WHAT YOU WILL DO >> Would you pull out every line of the material that contains the string "this"?

GIVEN INFORMATION >>
/---
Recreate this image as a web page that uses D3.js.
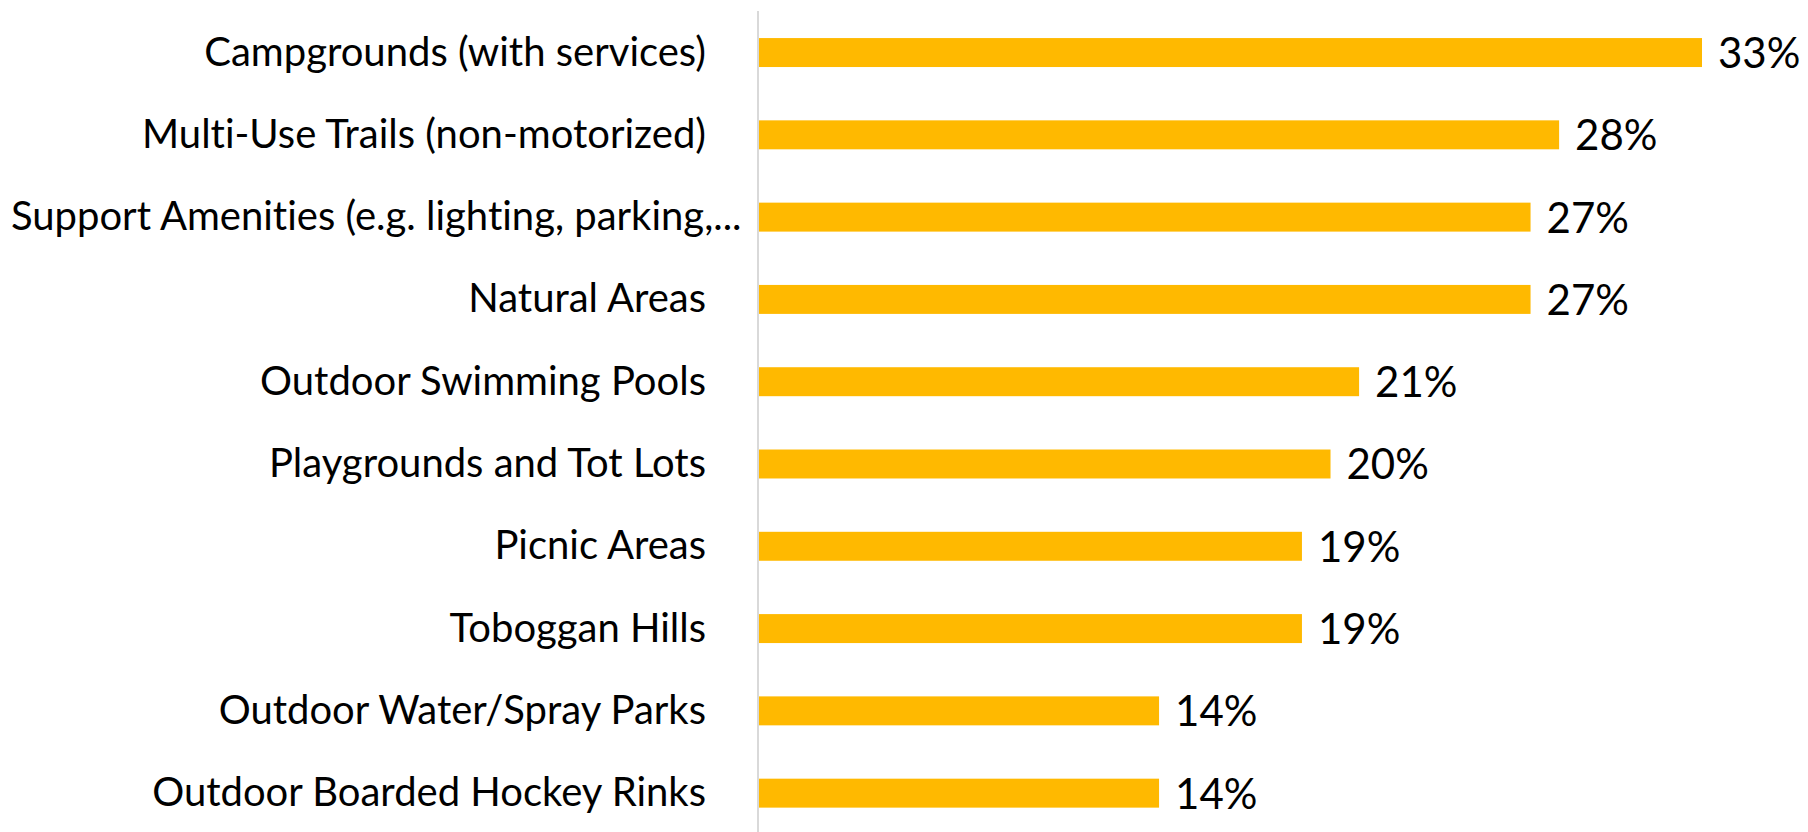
<!DOCTYPE html>
<html>
<head>
<meta charset="utf-8">
<script src="https://cdn.jsdelivr.net/npm/d3@7/dist/d3.min.js"></script>
<style>
  html, body { margin: 0; padding: 0; background: #fff; }
  svg { display: block; }
  text { font-family: Lato, "Open Sans", sans-serif; fill: #000;
         font-variant-ligatures: none; font-feature-settings: "liga" 0, "clig" 0; }
</style>
</head>
<body>
<svg id="chart" width="1808" height="832"></svg>
<script>
const categories = [
  "Campgrounds (with services)",
  "Multi-Use Trails (non-motorized)",
  "Support Amenities (e.g. lighting, parking,...",
  "Natural Areas",
  "Outdoor Swimming Pools",
  "Playgrounds and Tot Lots",
  "Picnic Areas",
  "Toboggan Hills",
  "Outdoor Water/Spray Parks",
  "Outdoor Boarded Hockey Rinks"
];
const values = [33, 28, 27, 27, 21, 20, 19, 19, 14, 14];
const valueLabels = ["33%", "28%", "27%", "27%", "21%", "20%", "19%", "19%", "14%", "14%"];

const W = 1808, H = 832;
const axisX = 758;
const svg = d3.select("#chart");

const x = d3.scaleLinear().domain([0, 33]).range([axisX + 1, 1702]);
const y = d3.scaleBand().domain(categories).range([11.4, 834.3])
  .paddingInner(0.648).paddingOuter(0.324);

// bars
svg.append("g").selectAll("rect").data(categories).join("rect")
  .attr("x", x(0))
  .attr("y", d => y(d))
  .attr("width", (d, i) => x(values[i]) - x(0))
  .attr("height", y.bandwidth())
  .attr("fill", "#FFB900");

// vertical axis line
svg.append("line")
  .attr("x1", axisX).attr("x2", axisX)
  .attr("y1", 11).attr("y2", H)
  .attr("stroke", "#d9d9d9").attr("stroke-width", 2);

// category labels
const labelRight = axisX - 52;
const minLeft = 11;
const cat = svg.append("g").selectAll("text").data(categories).join("text")
  .attr("y", d => y(d) + y.bandwidth() / 2 + 13)
  .attr("font-size", 40)
  .attr("text-anchor", "start")
  .text(d => d);
cat.each(function() {
  const w = this.getComputedTextLength();
  const left = Math.max(minLeft, labelRight - w);
  d3.select(this).attr("x", left);
});

// value labels
svg.append("g").selectAll("text").data(categories).join("text")
  .attr("x", (d, i) => x(values[i]) + 16)
  .attr("y", d => y(d) + y.bandwidth() / 2 + 15.5)
  .attr("font-size", 42)
  .text((d, i) => valueLabels[i]);
</script>
</body>
</html>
\---
CORRECT RESPONSE >>
Recreate this image as a web page that uses D3.js.
  const w = this.getComputedTextLength();
  d3.select(this).attr("x", left);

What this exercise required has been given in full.